Kagan Structures all rely on core belief systems that enforce:
- frequent processing*
- teambuilding and classbuilding* and
- students teaching students*
* Three fundamental ideas taken from Kagan Cooperative Learning about what structures bring to your classroom.
Meredith Pettersch taught high school math for 14 years in Denver, Colorado, U.S.A. before moving to Minsk, Belarus 1.5 years ago to begin an international adventure with her family.
She is currently teaching 11-year-old Math, Literature, Writing and Cultural Studies as well as 13-year-old Math and High School Economics and World Governments. In her career, she has mentored teachers through the Boettcher Teacher Program, a teacher residency program in Denver and was given release time to practice Cognitive Coaching with both veteran and novice teachers.

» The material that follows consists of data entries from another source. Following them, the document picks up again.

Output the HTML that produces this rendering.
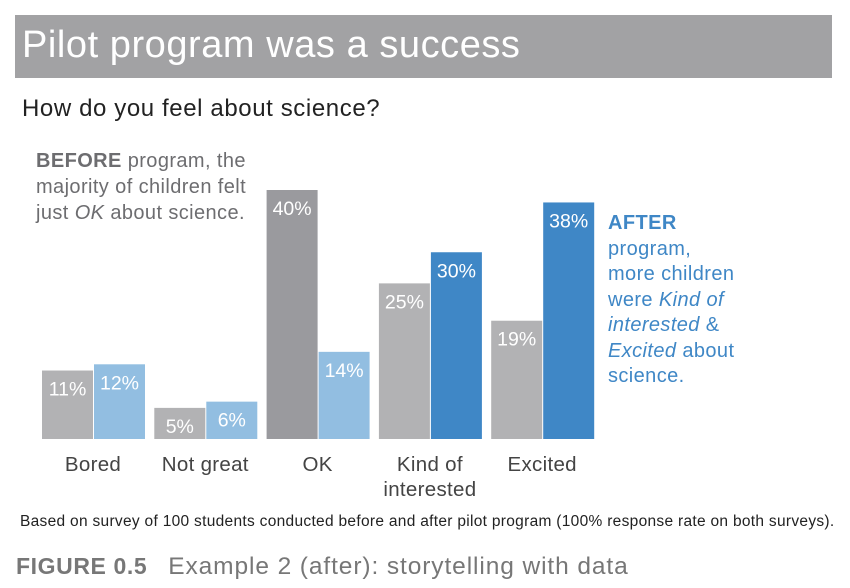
<!DOCTYPE html>
<html><head><meta charset="utf-8"><style>
body{margin:0;width:850px;height:588px;background:#fff;font-family:"Liberation Sans",sans-serif;overflow:hidden;position:relative}
.t{position:absolute;white-space:nowrap}
</style></head><body>
<div style="position:absolute;left:15px;top:15px;width:817px;height:63px;background:#a2a2a4"></div>
<div class="t" style="left:22px;top:24px;font-size:38px;color:#fff;letter-spacing:0.55px">Pilot program was a success</div>
<div class="t" style="left:22px;top:95px;font-size:24px;color:#222;letter-spacing:0.6px">How do you feel about science?</div>
<div class="t" style="left:36px;top:148px;font-size:20px;line-height:26px;color:#6d6d70;letter-spacing:0.4px"><b>BEFORE</b> program, the<br>majority of children felt<br>just <i>OK</i> about science.</div>
<div class="t" style="left:608px;top:211px;font-size:20px;line-height:25.5px;color:#3f87c6;letter-spacing:0.4px"><b>AFTER</b><br>program,<br>more children<br>were <i>Kind of</i><br><i>interested</i> &amp;<br><i>Excited</i> about<br>science.</div>
<svg id="chart" width="850" height="588" style="position:absolute;left:0;top:0"></svg>
<div class="t" style="left:20px;top:513px;font-size:15.5px;color:#222;letter-spacing:0.3px">Based on survey of 100 students conducted before and after pilot program (100% response rate on both surveys).</div>
<div class="t" style="left:16px;top:553px;font-size:23px;color:#777;letter-spacing:0.6px"><b style="font-weight:bold">FIGURE 0.5</b>&nbsp;&nbsp;&nbsp;<span style="font-size:24.5px;letter-spacing:0.9px">Example 2 (after): storytelling with data</span></div>
<script>
const categories=["Bored","Not great","OK","Kind of|interested","Excited"];
const before=[11,5,40,25,19];
const after=[12,6,14,30,38];
const beforeColors=["#b2b2b4","#b2b2b4","#9a9a9e","#b2b2b4","#b2b2b4"];
const afterColors=["#92bee1","#92bee1","#92bee1","#3f87c6","#3f87c6"];
const svg=document.getElementById('chart');
const NS='http://www.w3.org/2000/svg';
const base=439,scale=6.225,x0=42,step=112.3,bw=51;
const y=v=>base-v*scale;
function mk(t,a){const e=document.createElementNS(NS,t);for(const k in a)e.setAttribute(k,a[k]);svg.appendChild(e);return e;}
categories.forEach((c,i)=>{
  const gx=x0+i*step;
  [[before[i],beforeColors[i],gx,'before'],[after[i],afterColors[i],gx+bw+1,'after']].forEach(([v,col,x,s])=>{
    const r=mk('rect',{x:x,y:y(v),width:bw,height:base-y(v),fill:col});
    
    
    const tx=mk('text',{x:x+bw/2,y:y(v)+25,'text-anchor':'middle','font-size':'19.5',fill:'#fff','font-family':'Liberation Sans, sans-serif'});
    tx.textContent=v+'%';
    
    
  });
  c.split('|').forEach((ln,j)=>{
    const t=mk('text',{x:gx+bw,y:471+j*25,'text-anchor':'middle','font-size':'20.5',fill:'#444','font-family':'Liberation Sans, sans-serif','letter-spacing':'0.3'});
    t.textContent=ln;
    
    
  });
});
</script>
</body></html>
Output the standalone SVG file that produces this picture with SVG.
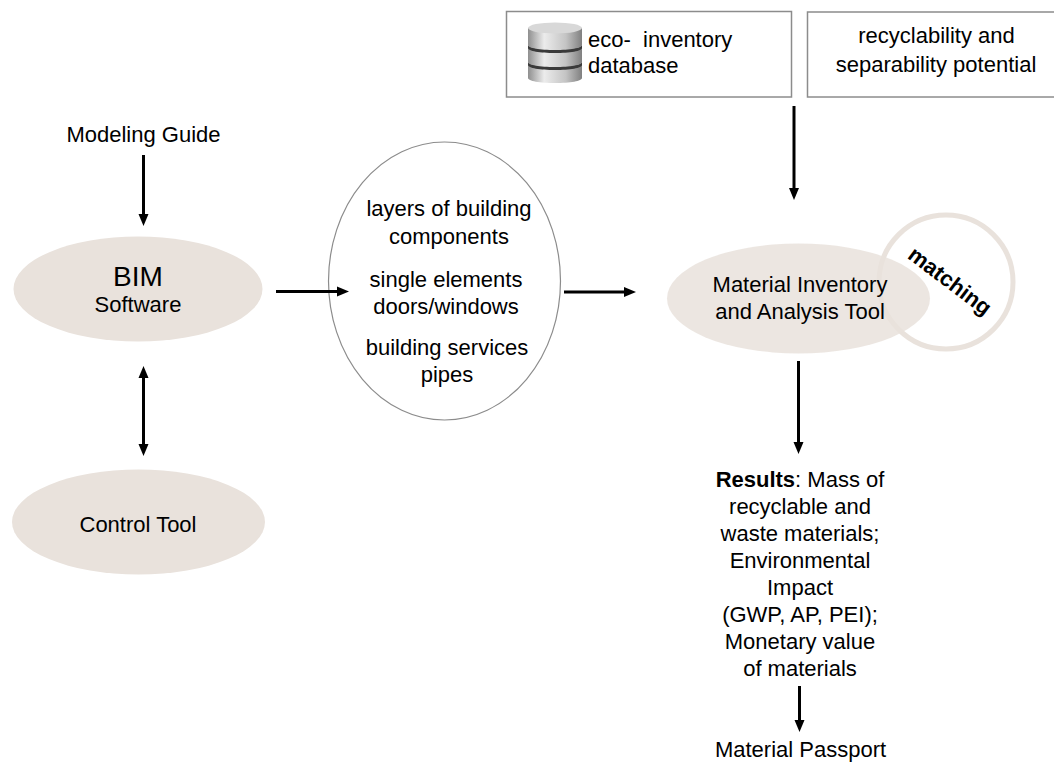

At the center of her teaching philosophy is that every life experience is a learning opportunity. Meredith takes this philosophy into her classroom daily where she models transparency and learning alongside her students. Her students are at the center of her classroom instruction talking and processing material with others. Kagan Cooperative Learning strategies provide a structure with which to engage her students in the learning process. This session will provide its participants with background knowledge about what Kagan Cooperative Learning is and teachers will walk away with five structures to apply to their classrooms tomorrow.